Premier constat: l’artwork est splendide. Musicalement, on se met au diapason en optant pour des titres « nés tôt » et des faces B dignes de ce nom. Driven Like The Snow by STRANGER DREAMS & MNFCTR ouvre le bal, d’abord atmosphérique. Puis le rythme cinglant inhérent aux Sisters se met en place, une trame cold aux basses tout en relief survient. On replonge, avec délices, dans les contrées de gris et de noir instaurées par les Anglais, à ceci près qu’ici chacun parvient à y insuffler sa touche personnelle sans massacrer le titre d’origine. Fidélité, logique, à une formation à laquelle on ne peut rendre hommage à la légère. On trouve les motifs qui vont bien, ça part de la meilleure des façons et Nine While Nine by KILL SHELTER & ANTIPOLE impose ensuite sa force de frappe syncopée, dotée de notes entêtantes.
Il me serait bien difficile, pour le coup, d’élire un lauréat. Je préfère distinguer l’ensemble, d’une si bonne tenue qu’au final on se l’envoie sans rien en négliger. De timbres dark en étayages cold choisis avec goût, en passant par une tracklist des plus réjouissantes, l’idée de « PPR » trouve de manière audible la plus accomplie des illustrations. Giving Ground by A WEDDING ANNIVERSARY, sur sept minutes où les synthés brodent des textures envoûtantes, où les guitares rugissent et carillonnent dans les ténèbres, se déploie doucettement mais avec du caractère. D’élans débridés en temps plus tempérés, le tribute touche au but. Marian -à la base, l’un de mes favoris- by SELFISHADOWS, m’emmène plus loin encore. Les basses, comme souvent, me rentrent dans le corps. J’ondule. Revigoré, le répertoire des Sisters of Mercy trouve une nouvelle vie. Amphetamine Logic by DELPHINE COMA, issu d’un recueil que j’usai jusqu’à la corde et continue à éprouver, là aussi un de mes morceaux fétiche, fait gicler son acide et ses riffs pénétrants. Nous avons en France, j’en suis et en reste persuadé, une nébuleuse d’artistes aux vertus étendues. Ca s’entend ici, comme sur leurs oeuvres personnelles respectives, tout en précisant que sur l’ensemble des « reworks », il n’y en a que 5 qui émanent de notre territoire. Burn by DEATHTRIPPERS, dans une sorte d’électro-cold forte, elle aussi, de sons qui stimulent nos sens de fans de trames dark, pose ses effluves presque sépulcrales.
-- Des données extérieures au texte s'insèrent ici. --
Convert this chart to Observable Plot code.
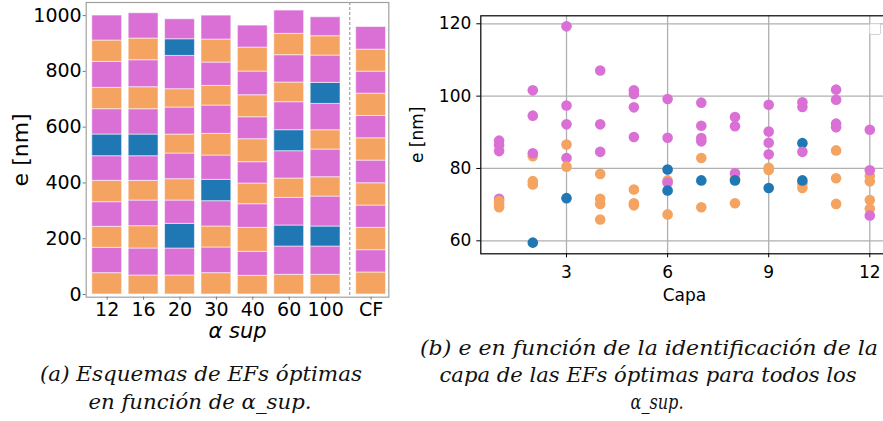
<!DOCTYPE html>
<html>
<head>
<meta charset="utf-8">
<script src="https://cdn.jsdelivr.net/npm/d3@7"></script>
<script src="https://cdn.jsdelivr.net/npm/@observablehq/plot@0.6"></script>
<style>
  html, body { margin: 0; padding: 0; background: #fff; }
  #fig { position: relative; width: 883px; height: 421px; overflow: hidden; font-family: "DejaVu Sans", sans-serif; }
  #left { position: absolute; left: 0; top: 0; width: 400px; }
  #right { position: absolute; left: 400px; top: 0; width: 500px; }
  #left svg, #right svg { max-width: none !important; }
  #captions { position: absolute; left: 0; top: 0; pointer-events: none; }
  #legendBox { position: absolute; left: 869px; top: 23px; width: 10px; height: 10px;
               border: 1px solid #d4d4d4; border-radius: 2px; background: rgba(255,255,255,0.8); }
</style>
</head>
<body>
<div id="fig">
  <div id="left"></div>
  <div id="right"></div>
  <div id="legendBox"></div>
  <svg id="captions" width="883" height="421"></svg>
</div>
<script>
// Materials of the layers and their colours
const materials = ["A", "B", "C"];
const materialColors = ["#f4a460", "#da70d6", "#1f77b4"];

// (a) Optimal stacks, one per α_sup plus the CF reference; layers listed bottom to top
const stackLabels = ["12", "16", "20", "30", "40", "60", "100", "CF"];
const stackMaterials = [
  "ABABABCBABAB",
  "ABABABCBABAB",
  "ABCBABABABCB",
  "ABABCBABABAB",
  "ABABABABABAB",
  "ABCBABCBABAB",
  "ABCBABABCBAB",
  "ABABABABABAB"
];
const stackThickness = [
  [76.5, 90.8, 75.3, 88.4, 76.5, 88.4, 77.7, 90.8, 76.5, 93.2, 76.5, 89.6],
  [68.1, 96.8, 80.0, 92.0, 70.5, 88.4, 77.7, 90.8, 78.9, 96.8, 77.7, 90.8],
  [68.1, 96.8, 88.4, 83.6, 76.5, 92.0, 68.1, 96.8, 65.7, 119.5, 59.7, 71.7],
  [76.5, 92.0, 75.3, 90.8, 76.5, 87.2, 77.7, 101.5, 70.5, 83.6, 82.4, 86.0],
  [66.9, 86.0, 86.0, 84.8, 74.1, 76.5, 82.4, 78.9, 78.9, 84.8, 86.0, 78.9],
  [70.5, 101.5, 75.3, 99.2, 69.3, 98.0, 75.3, 100.4, 70.5, 98.0, 76.5, 83.6],
  [70.5, 101.5, 71.7, 107.5, 69.3, 99.2, 69.3, 94.4, 75.3, 98.0, 69.3, 68.1],
  [78.9, 80.0, 80.0, 80.0, 80.0, 81.2, 80.0, 80.0, 80.0, 78.9, 78.9, 81.2]
];
const stackTicks = [0, 200, 400, 600, 800, 1000];

// (b) Thickness of every layer (Capa) of the optimal stacks for all α_sup: [capa, e, material]
const layerPoints = [
  [1, 87.7, "B"], [1, 86.4, "B"], [1, 84.8, "B"], [1, 71.6, "B"], [1, 71.0, "A"], [1, 70.2, "A"], [1, 69.3, "A"],
  [2, 101.6, "B"], [2, 94.6, "B"], [2, 83.4, "A"], [2, 84.2, "B"], [2, 76.5, "A"], [2, 75.6, "A"], [2, 59.5, "C"],
  [3, 119.3, "B"], [3, 97.4, "B"], [3, 92.2, "B"], [3, 86.6, "A"], [3, 82.9, "B"], [3, 80.5, "A"], [3, 71.8, "C"],
  [4, 107.1, "B"], [4, 92.2, "B"], [4, 84.6, "B"], [4, 78.5, "A"], [4, 71.6, "A"], [4, 70.2, "A"], [4, 65.9, "A"],
  [5, 101.6, "B"], [5, 100.6, "B"], [5, 96.9, "B"], [5, 88.7, "B"], [5, 74.2, "A"], [5, 70.4, "A"], [5, 69.8, "A"],
  [6, 99.2, "B"], [6, 88.5, "B"], [6, 79.7, "C"], [6, 76.7, "A"], [6, 76.1, "B"], [6, 73.9, "C"], [6, 67.3, "A"],
  [7, 98.2, "B"], [7, 91.8, "B"], [7, 88.4, "B"], [7, 87.5, "B"], [7, 82.9, "A"], [7, 76.7, "C"], [7, 69.3, "A"],
  [8, 94.2, "B"], [8, 91.7, "B"], [8, 77.2, "A"], [8, 77.0, "A"], [8, 78.7, "B"], [8, 76.7, "C"], [8, 70.4, "A"],
  [9, 97.6, "B"], [9, 90.2, "B"], [9, 87.1, "B"], [9, 83.9, "B"], [9, 80.2, "A"], [9, 79.6, "A"], [9, 74.6, "C"],
  [10, 98.3, "B"], [10, 97.0, "B"], [10, 87.0, "C"], [10, 84.6, "B"], [10, 75.8, "A"], [10, 74.6, "A"], [10, 76.7, "C"],
  [11, 101.8, "B"], [11, 99.0, "B"], [11, 92.4, "B"], [11, 91.4, "B"], [11, 85.0, "A"], [11, 77.3, "A"], [11, 70.2, "A"],
  [12, 90.7, "B"], [12, 77.9, "A"], [12, 76.5, "A"], [12, 79.5, "B"], [12, 71.3, "A"], [12, 68.9, "A"], [12, 67.0, "B"]
];
const capaTicks = [3, 6, 9, 12];
const eTicks = [60, 80, 100, 120];

// ---- (a) stacked layers -------------------------------------------------
const cfShift = 0.25;       // extra room before the CF reference stack
const separatorAt = 6.665;  // dashed divider between α_sup stacks and CF
const halfWidth = 0.41;

const stackPos = stackLabels.map((label, i) => i + (label === "CF" ? cfShift : 0));
const labelAt = new Map(stackPos.map((p, i) => [p, stackLabels[i]]));

const layers = [];
stackLabels.forEach((label, i) => {
  const ends = d3.cumsum(stackThickness[i]);
  stackThickness[i].forEach((t, j) => {
    layers.push({pos: stackPos[i], material: stackMaterials[i][j], y1: ends[j] - t, y2: ends[j]});
  });
});

const left = Plot.plot({
  width: 400,
  height: 345,
  marginLeft: 85.7,
  marginRight: 11.7,
  marginTop: 2,
  marginBottom: 48.3,
  style: {fontFamily: "DejaVu Sans", background: "transparent", color: "black", maxWidth: "none"},
  x: {type: "linear", domain: [-0.577, 7.736], axis: null},
  y: {domain: [-9.7, 1047], axis: null},
  color: {domain: materials, range: materialColors},
  marks: [
    Plot.rect(layers, {
      x1: d => d.pos - halfWidth,
      x2: d => d.pos + halfWidth,
      y1: "y1",
      y2: "y2",
      fill: "material",
      stroke: "white",
      strokeOpacity: 0.55,
      strokeWidth: 1
    }),
    Plot.ruleX([separatorAt], {stroke: "#8a8a8a", strokeDasharray: "3,2", strokeWidth: 1}),
    Plot.frame({stroke: "#a0a0a0", strokeWidth: 1.2}),
    Plot.axisY({ticks: stackTicks, tickFormat: d => String(d), tickSize: 3, tickPadding: 1.5, fontSize: 19, stroke: "#777", label: null}),
    Plot.axisX({ticks: stackPos, tickFormat: p => labelAt.get(p), tickSize: 3, tickPadding: 2, fontSize: 19, stroke: "#777", label: null}),
    Plot.text(["e [nm]"], {frameAnchor: "left", textAnchor: "middle", lineAnchor: "middle", rotate: -90, dx: -65.7, fontSize: 22}),
    Plot.text(["α sup"], {frameAnchor: "bottom", textAnchor: "middle", lineAnchor: "middle", dy: 34.5, fontSize: 21, fontStyle: "italic"})
  ]
});
document.getElementById("left").append(left);

// ---- (b) thickness per layer -------------------------------------------
const right = Plot.plot({
  width: 500,
  height: 310,
  marginLeft: 80.3,
  marginRight: 12.4,
  marginTop: 15.3,
  marginBottom: 56.7,
  style: {fontFamily: "DejaVu Sans", background: "transparent", color: "black", maxWidth: "none"},
  x: {domain: [0.457, 12.543], axis: null},
  y: {domain: [56.41, 122.21], axis: null},
  color: {domain: materials, range: materialColors},
  marks: [
    Plot.gridX({ticks: capaTicks, stroke: "#b0b0b0", strokeOpacity: 1, strokeWidth: 1.3}),
    Plot.gridY({ticks: eTicks, stroke: "#b0b0b0", strokeOpacity: 1, strokeWidth: 1.3}),
    Plot.dot(layerPoints, {x: d => d[0], y: d => d[1], fill: d => d[2], r: 5.3}),
    Plot.frame({stroke: "black", strokeWidth: 1.2}),
    Plot.axisX({ticks: capaTicks, tickSize: 4, tickPadding: 8.5, fontSize: 17, label: null}),
    Plot.axisY({ticks: eTicks, tickSize: 4, tickPadding: 5.5, fontSize: 17, label: null}),
    Plot.text(["Capa"], {frameAnchor: "bottom", textAnchor: "middle", lineAnchor: "middle", dy: 41.3, fontSize: 17}),
    Plot.text(["e [nm]"], {frameAnchor: "left", textAnchor: "middle", lineAnchor: "middle", rotate: -90, dx: -62.9, fontSize: 17})
  ]
});
document.getElementById("right").append(right);

// ---- captions ------------------------------------------------------------
const captionLines = [
  {text: "(a) Esquemas de EFs óptimas", cx: 201, y: 381, w: 322},
  {text: "en función de α_sup.", cx: 200, y: 409, w: 223},
  {text: "(b) e en función de la identificación de la", cx: 649, y: 355, w: 458},
  {text: "capa de las EFs óptimas para todos los", cx: 648, y: 382, w: 417},
  {text: "α_sup.", cx: 657, y: 409, w: 53}
];
const cap = d3.select("#captions");
cap.selectAll("text")
  .data(captionLines)
  .join("text")
  .attr("x", d => d.cx)
  .attr("y", d => d.y)
  .attr("text-anchor", "middle")
  .attr("textLength", d => d.w)
  .attr("lengthAdjust", "spacingAndGlyphs")
  .attr("font-family", "'DejaVu Serif', serif")
  .attr("font-style", "italic")
  .attr("font-size", 20)
  .attr("fill", "#111")
  .text(d => d.text);
</script>
</body>
</html>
Plus loin, Poison Door by YEARS OF DENIAL délivre un effort diaphane, appuyé, aux boucles célestes. La voix s’y fait moins sombre, une fois de plus on approuve le rendu. Body Electric by CHRIS SHAPE, de ses pulsions électro perchées et virevoltantes, produit un effet au moins égal. Son chant vient de loin, sa dynamique, en tout cas, fait des ravages dans le voisinage. Et puis tu as Heartland by VERSARI, soit Jean-Charles Versari et son projet que par ici, on adore au delà du raisonnable. La reprise est vrillée, veloutée dans le chant, « acidément » légère. Une bolée d’élixir en plus, dans un Honoris II parfaitement conçu et interprété. « My heartland heartland heartland », me surprends-je à fredonner dans la maisonnée. On The Wire by SWESOR BHRATER, finement incisif, me tire alors de mon bref exercice chanté. Sa voix aux portes du crooner dark, la beauté de son décor l’élèvent avant Flood II by SEBASTIEN FAITS DIVERS & HIV+, également racé dans son obscurité. A l’issue et après maintes réécoutes, on ira réexplorer la disco des Sisters mais aussi, car ils le méritent sacrément, fouiner dans les travaux des projets impliqués dans ce HONORIS II. Pour l’heure, l’élégance noire du morceau, son rugueux lancinant poncent toute possibilité de résistance. Puis Some Kind Of Stranger by OPIUM DREAM ESTATE (l’une de mes récentes trouvailles), d’abord susurré, impose sa lente progression. Tout en joliesse aux teintes d’ombre, il vient magnifier le tout.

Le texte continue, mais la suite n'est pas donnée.